La Société des architectes du Congo (SAC) a vivement exprimé ses inquiétudes face aux menaces qui pèsent sur les Zones économiques spéciales (ZES) de Maluku et du Katanga.

Dans une lettre adressée au directeur des opérations de la Banque mondiale (BM) sur le Projet de développement des pôles de croissance à l’ouest (PDPC) dont copies ont été réservées au chef de l’État ainsi qu’aux institutions nationales et internationales, les architectes congolais se sont dits surpris par l’intervention du responsable dudit projet, Pape Demba Thiam, qui propose la création des technopoles à Maluku et au Katanga, en lieu et place des ZES. « Tout en saluant l’initiative du projet, nous sommes désolés de constater que le démarrage même du projet viole certains principes fondamentaux de la bonne gouvernance en matière de passation des marchés publics », ont-ils fait remarquer dans cette correspondance envoyée à trente-cinq destinataires, en plus de tous les architectes de la RDC.

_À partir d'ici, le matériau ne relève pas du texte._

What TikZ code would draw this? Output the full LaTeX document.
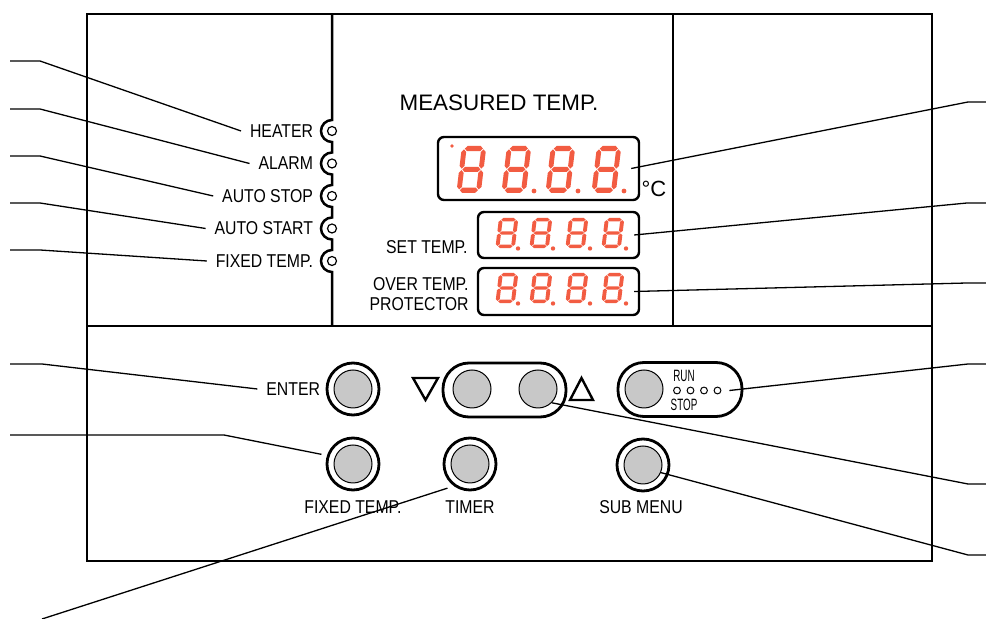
\documentclass[tikz,border=0pt]{standalone}
\usepackage{fontspec}
\setmainfont{Liberation Sans}
\newfontfamily\narrowfont{Liberation Sans}[FakeStretch=0.85]
\newfontfamily\runfont{Liberation Sans}[FakeStretch=0.6]
\definecolor{segred}{RGB}{242,92,66}
\definecolor{knobgray}{RGB}{200,200,200}
% one segment, horizontal (x1,x2,y) or vertical (x,y1,y2)
\newcommand{\hseg}[3]{\fill[segred] ({#1+.3},#3) -- ({#1+1.3},{#3-1}) -- ({#2-1.3},{#3-1}) -- ({#2-.3},#3) -- ({#2-1.3},{#3+1}) -- ({#1+1.3},{#3+1}) -- cycle;}
\newcommand{\vseg}[3]{\fill[segred] (#1,{#2+.3}) -- ({#1+1},{#2+1.3}) -- ({#1+1},{#3-1.3}) -- (#1,{#3-.3}) -- ({#1-1},{#3-1.3}) -- ({#1-1},{#2+1.3}) -- cycle;}
% a full "8" at (x,y) with xscale, yscale
\newcommand{\eightdigit}[4]{%
  \begin{scope}[shift={(#1,#2)},xslant=0.12,xscale=#3,yscale=#4]
    \hseg{1}{9}{1}\hseg{1}{9}{9}\hseg{1}{9}{17}
    \vseg{1}{1}{9}\vseg{9}{1}{9}\vseg{1}{9}{17}\vseg{9}{9}{17}
  \end{scope}}
\begin{document}
\begin{tikzpicture}[x=0.5pt,y=-0.5pt,
  panel/.style={line width=1.25pt},
  lead/.style={line width=0.65pt},
  ledlab/.style={font=\narrowfont\fontsize{9.3}{10}\selectfont,inner sep=1pt,outer sep=3.5pt},
  btnlab/.style={font=\narrowfont\fontsize{9.3}{10}\selectfont,inner sep=1pt},
  runtxt/.style={font=\runfont\fontsize{8.2}{9}\selectfont,inner sep=0pt},
  led/.style={circle,draw,line width=0.6pt,fill=white,minimum size=4.5pt,inner sep=0pt},
  display/.style={draw,rounded corners=3pt,line width=1.2pt,inner sep=0pt},
  ring/.style={circle,draw,line width=1.4pt,minimum size=26pt,inner sep=0pt,outer sep=3.5pt},
  knob/.style={circle,draw,line width=0.5pt,fill=knobgray,minimum size=19pt,inner sep=0pt},
  pill/.style={draw,rounded corners=13pt,line width=1.4pt,minimum height=27pt,inner sep=0pt},
  rdot/.style={circle,draw,line width=0.5pt,minimum size=3.4pt,inner sep=0pt},
  tri/.style={line width=1.2pt,line join=miter}]
\useasboundingbox (0,0) rectangle (986,619);

% panel outline
\draw[panel] (87,14) rectangle (932,561);
\draw[panel] (87,326) -- (932,326);
\draw[panel] (673,14) -- (673,326);
\draw[panel] (332,14) -- (332,120) arc[start angle=270,end angle=90,radius=11]
  -- (332,152.5) arc[start angle=270,end angle=90,radius=11]
  -- (332,185) arc[start angle=270,end angle=90,radius=11]
  -- (332,217.5) arc[start angle=270,end angle=90,radius=11]
  -- (332,250) arc[start angle=270,end angle=90,radius=11] -- (332,326);

% lamps
\node[led] (ledheater) at (332,131) {};
\node[led] (ledalarm) at (332,163.5) {};
\node[led] (ledstop) at (332,196) {};
\node[led] (ledstart) at (332,228.5) {};
\node[led] (ledfixed) at (332,261) {};
\node[ledlab,anchor=east] (heater) at (322,131) {HEATER};
\node[ledlab,anchor=east] (alarm) at (322,163.5) {ALARM};
\node[ledlab,anchor=east] (autostop) at (322,196) {AUTO STOP};
\node[ledlab,anchor=east] (autostart) at (322,228.5) {AUTO START};
\node[ledlab,anchor=east] (fixedled) at (322,261) {FIXED TEMP.};

% displays
\node[font=\fontsize{11.2}{12}\selectfont] (meastitle) at (499,103) {MEASURED TEMP.};
\node[display,minimum width=100.5pt,minimum height=31.5pt] (meas) at (538.5,168.5) {};
\node[display,minimum width=80.5pt,minimum height=23pt] (set) at (558.5,235) {};
\node[display,minimum width=80.5pt,minimum height=23.5pt] (over) at (558.5,291.5) {};
\node[font=\fontsize{11}{12}\selectfont,inner sep=0pt] (degc) at (654,189) {°C};
\node[btnlab,anchor=east] (settitle) at (470,247) {SET TEMP.};
\node[btnlab,anchor=east,align=right] (overtitle) at (471,294.5) {OVER TEMP.\\PROTECTOR};

\eightdigit{462}{146}{2.44}{2.6}
\eightdigit{507}{146}{2.44}{2.6}
\eightdigit{551}{146}{2.44}{2.6}
\eightdigit{597}{146}{2.44}{2.6}
\fill[segred] (452,146) circle (1.8);
\fill[segred] (534,191) circle (2.4);
\fill[segred] (578,191) circle (2.4);
\fill[segred] (624,191) circle (2.4);

\eightdigit{499}{218}{1.94}{1.67}
\eightdigit{533}{218}{1.94}{1.67}
\eightdigit{569}{218}{1.94}{1.67}
\eightdigit{605}{218}{1.94}{1.67}
\fill[segred] (518,248.5) circle (2.2);
\fill[segred] (553,248.5) circle (2.2);
\fill[segred] (590,248.5) circle (2.2);
\fill[segred] (626,248.5) circle (2.2);

\eightdigit{499}{273}{1.94}{1.67}
\eightdigit{533}{273}{1.94}{1.67}
\eightdigit{569}{273}{1.94}{1.67}
\eightdigit{605}{273}{1.94}{1.67}
\fill[segred] (518,303.5) circle (2.2);
\fill[segred] (553,303.5) circle (2.2);
\fill[segred] (590,303.5) circle (2.2);
\fill[segred] (626,303.5) circle (2.2);

% keys
\node[ring] (enterring) at (353,389) {};
\node[knob] (enter) at (353,389) {};
\node[ledlab,anchor=east] (enterlab) at (329,389) {ENTER};
\node[ring] (fixring) at (353,464) {};
\node[knob] (fix) at (353,464) {};
\node[btnlab] (fixlab) at (353,507) {FIXED TEMP.};
\node[ring] (timerring) at (470,464) {};
\node[knob] (timer) at (470,464) {};
\node[btnlab] (timerlab) at (470,507) {TIMER};
\node[ring] (subring) at (643,465) {};
\node[knob] (sub) at (643,465) {};
\node[btnlab] (sublab) at (641,507) {SUB MENU};

\node[pill,minimum width=61.5pt] (updown) at (504.5,390) {};
\node[knob] (down) at (472,389) {};
\node[knob] (up) at (538,389) {};
\draw[tri] (413,378) -- (438,378) -- (425.5,400) -- cycle;
\draw[tri] (570,400) -- (593,400) -- (581.5,378) -- cycle;

\node[pill,minimum width=62pt] (runstop) at (680,389.5) {};
\node[knob] (run) at (644,389) {};
\node[runtxt] (runlab) at (684,375.5) {RUN};
\node[runtxt] (stoplab) at (684,404.5) {STOP};
\node[rdot] (rd1) at (677,390.5) {};
\node[rdot] (rd2) at (690.5,390.5) {};
\node[rdot] (rd3) at (704,390.5) {};
\node[rdot] (rd4) at (717.5,390.5) {};

% leader ends
\coordinate (heaterend) at (10,61);
\coordinate (alarmend) at (10,109);
\coordinate (autostopend) at (10,156);
\coordinate (autostartend) at (10,203);
\coordinate (fixedledend) at (10,250);
\coordinate (enterend) at (10,364);
\coordinate (fixend) at (10,435);
\coordinate (timerend) at (42,619);
\coordinate (measend) at (986,102);
\coordinate (setend) at (986,203);
\coordinate (overend) at (986,283);
\coordinate (runend) at (986,364);
\coordinate (upend) at (986,484);
\coordinate (subend) at (986,555);

% leaders
\draw[lead] (heater.west) -- (40,61) -- (heaterend);
\draw[lead] (alarm.west) -- (40,109) -- (alarmend);
\draw[lead] (autostop.west) -- (40,156) -- (autostopend);
\draw[lead] (autostart.west) -- (40,203) -- (autostartend);
\draw[lead] (fixedled.west) -- (40,250) -- (fixedledend);
\draw[lead] (enterlab.west) -- (42,364) -- (enterend);
\draw[lead] (fixring.163) -- (224,435) -- (fixend);
\draw[lead] (timerring.227) -- (timerend);
\draw[lead] ([xshift=-4.5pt]meas.east) -- (968,102) -- (measend);
\draw[lead] ([xshift=-3pt]set.east) -- (967,203) -- (setend);
\draw[lead] ([xshift=-3pt]over.east) -- (967,283) -- (overend);
\draw[lead] ([xshift=4pt]rd4.east) -- (968,364) -- (runend);
\draw[lead] (up.-45) -- (968,484) -- (upend);
\draw[lead] (sub.-23) -- (968,555) -- (subend);
\end{tikzpicture}
\end{document}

Citant un article publié dans Forbes Afrique du mois d’avril, la SAC dénonce une violation flagrante de la loi relative aux marchés publics et ses textes d’application, qui consacrent la libre concurrence comme principe élémentaire de passation des marchés publics. Cette structure voudrait, en effet, être fixée sur la modalité d’engagement des cabinets Atepa et Atelier 3, nonobstant le préfinancement consenti, qui ont présenté les projets d’architecture « KinTech 2020 » et « Kin Mic City », pour lesquels le gouvernement de la RDC, à travers la BM aurait mobilisé les fonds de développement. L’estimation établie à un milliard de dollars de réalisation est tirée de quelle étude de faisabilité préalable ? La mise en place des technopoles s’accroche à quelle réalité socioéconomique de la RDC, en général et de la ville-province de Kinshasa et de la ville de Lubumbashi, au Katanga, en particulier ? S’accorde-t-elle à un schéma directeur d’aménagement et d’urbanisme mis à jour ?, sont autant de questions que la SAC se pose et qui expriment ses préoccupations.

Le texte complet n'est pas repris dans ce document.